PALERMO. Le società regionali che non pubblicheranno sul proprio sito internet i dati relativi a incarichi, compensi e organi di vertice non riceveranno più un euro dall’amministrazione. Per restare in vita dovranno anche dimostrare che i servizi svolti costano alla Regione meno di un eventuale affidamento ai privati. Infine dovranno mettere mano ai bilanci e sanare i conti perché quelle che registreranno perdite per quattro anni su cinque saranno sciolte.
È questo l'ultimatum lanciato dall’assessore all’Economia, Alessandro Baccei, ormai giunto nell’ultima fase del maxi piano di riordino delle società partecipate, un settore che conta 7.300 dipendenti e negli ultimi cinque anni, secondo la Corte dei Conti, è costato alla Regione un miliardo e 315 milioni.
La commissione Bilancio all’Ars, presieduta da Vincenzo Vinciullo, ha già esitato il piano che attende da mesi la firma del presidente della Regione, Rosario Crocetta. A quel punto alcune delle società più grosse dovranno rivedere il costo dei servizi svolti. Ast, Servizi ausiliari Sicilia e Seus che gestisce il 118, dovranno ad esempio dimostrare che il costo sostenuto dalla Regione è più conveniente rispetto alla gestione non pubblica.
«Le tariffe pagate dalla Regione non devono servire a coprire i costi delle società» aveva spiegato il ragioniere generale Salvatore Sammartano.
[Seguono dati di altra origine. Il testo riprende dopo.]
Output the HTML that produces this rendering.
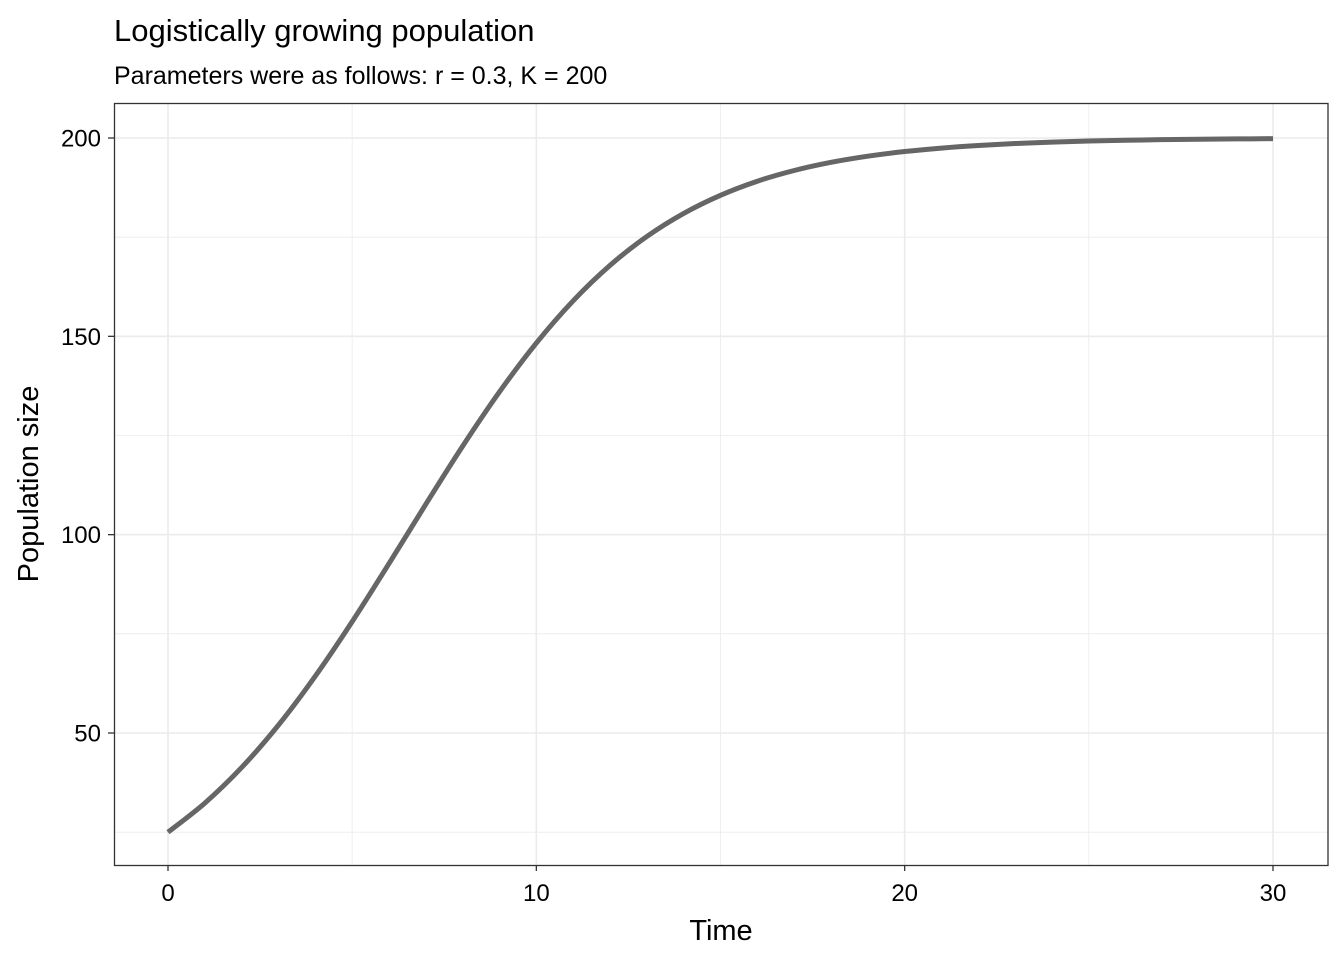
<!DOCTYPE html>
<html><head><meta charset="utf-8"><style>
body{margin:0;background:#fff;}
svg text{font-family:"Liberation Sans",Arial,sans-serif;}
</style></head><body>
<svg width="1344" height="960" viewBox="0 0 1344 960">
<text x="114" y="41" font-size="31" fill="#000">Logistically growing population</text>
<text x="114" y="84" font-size="25" fill="#000">Parameters were as follows: r = 0.3, K = 200</text>
<g id="grid"></g>
<g id="lineg"></g>
<rect x="114.5" y="103.5" width="1213.5" height="762" fill="none" stroke="#333" stroke-width="1.3"/>
<g id="axes"></g>
<text x="721" y="940" font-size="29" text-anchor="middle">Time</text>
<text transform="translate(38,484) rotate(-90)" font-size="29" text-anchor="middle">Population size</text>
</svg>
<script>
const times=[0,1,2,3,4,5,6,7,8,9,10,11,12,13,14,15,16,17,18,19,20,21,22,23,24,25,26,27,28,29,30];
const population=[25,32.33,41.31,52.00,64.35,78.07,92.72,107.68,122.32,136.01,148.31,158.96,167.89,175.17,180.99,185.56,189.11,191.81,193.87,195.42,196.59,197.46,198.11,198.60,198.96,199.23,199.43,199.58,199.69,199.77,199.83];
const xTicks=[0,10,20,30];
const xMinor=[5,15,25];
const yTicks=[50,100,150,200];
const yMinor=[25,75,125,175];
const NS='http://www.w3.org/2000/svg';
const X=v=>168+v*(1273-168)/30;
const Y=v=>733-(v-50)*(733-138)/150;
const grid=document.getElementById('grid'),axes=document.getElementById('axes'),lg=document.getElementById('lineg');
function mk(tag,attrs,parent){const e=document.createElementNS(NS,tag);for(const k in attrs)e.setAttribute(k,attrs[k]);parent.appendChild(e);return e;}
yMinor.forEach(v=>{const l=mk('line',{x1:114,x2:1328,y1:Y(v),y2:Y(v),stroke:'#ebebeb','stroke-width':0.8},grid);

});
xMinor.forEach(v=>{const l=mk('line',{x1:X(v),x2:X(v),y1:103,y2:865,stroke:'#ebebeb','stroke-width':0.8},grid);

});
yTicks.forEach(v=>{const l=mk('line',{x1:114,x2:1328,y1:Y(v),y2:Y(v),stroke:'#ebebeb','stroke-width':1.6},grid);


const t=mk('line',{x1:108,x2:114,y1:Y(v),y2:Y(v),stroke:'#333','stroke-width':1.3},axes);


const tx=mk('text',{x:101,y:Y(v)+8.5,'font-size':24,'text-anchor':'end',fill:'#000'},axes);tx.textContent=v;

});
xTicks.forEach(v=>{const l=mk('line',{x1:X(v),x2:X(v),y1:103,y2:865,stroke:'#ebebeb','stroke-width':1.6},grid);


const t=mk('line',{x1:X(v),x2:X(v),y1:865,y2:871,stroke:'#333','stroke-width':1.3},axes);


const tx=mk('text',{x:X(v),y:901,'font-size':24,'text-anchor':'middle',fill:'#000'},axes);tx.textContent=v;

});
const P=times.map((t,i)=>[X(t),Y(population[i])]);
let d='M'+P[0][0].toFixed(2)+','+P[0][1].toFixed(2);
for(let i=0;i<P.length-1;i++){
  const p0=P[Math.max(i-1,0)],p1=P[i],p2=P[i+1],p3=P[Math.min(i+2,P.length-1)];
  const c1=[p1[0]+(p2[0]-p0[0])/6,p1[1]+(p2[1]-p0[1])/6];
  const c2=[p2[0]-(p3[0]-p1[0])/6,p2[1]-(p3[1]-p1[1])/6];
  d+=' C'+c1[0].toFixed(2)+','+c1[1].toFixed(2)+' '+c2[0].toFixed(2)+','+c2[1].toFixed(2)+' '+p2[0].toFixed(2)+','+p2[1].toFixed(2);
}
const pl=mk('path',{d:d,fill:'none',stroke:'#666','stroke-width':5,'stroke-linejoin':'round','stroke-linecap':'butt'},lg);


</script>
</body></html>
Lo stesso concetto è stato espresso in una nota da Maurizio Pirillo, a capo anche dell’ufficio Informatico della Regione, che ha chiesto al presidente di Sicilia e-Servizi, Antonio Ingroia, di dimostrare che i sette milioni e mezzo che la Regione eroga ogni anno garantiscono un servizio superiore a quello che svolgerebbe una società privata.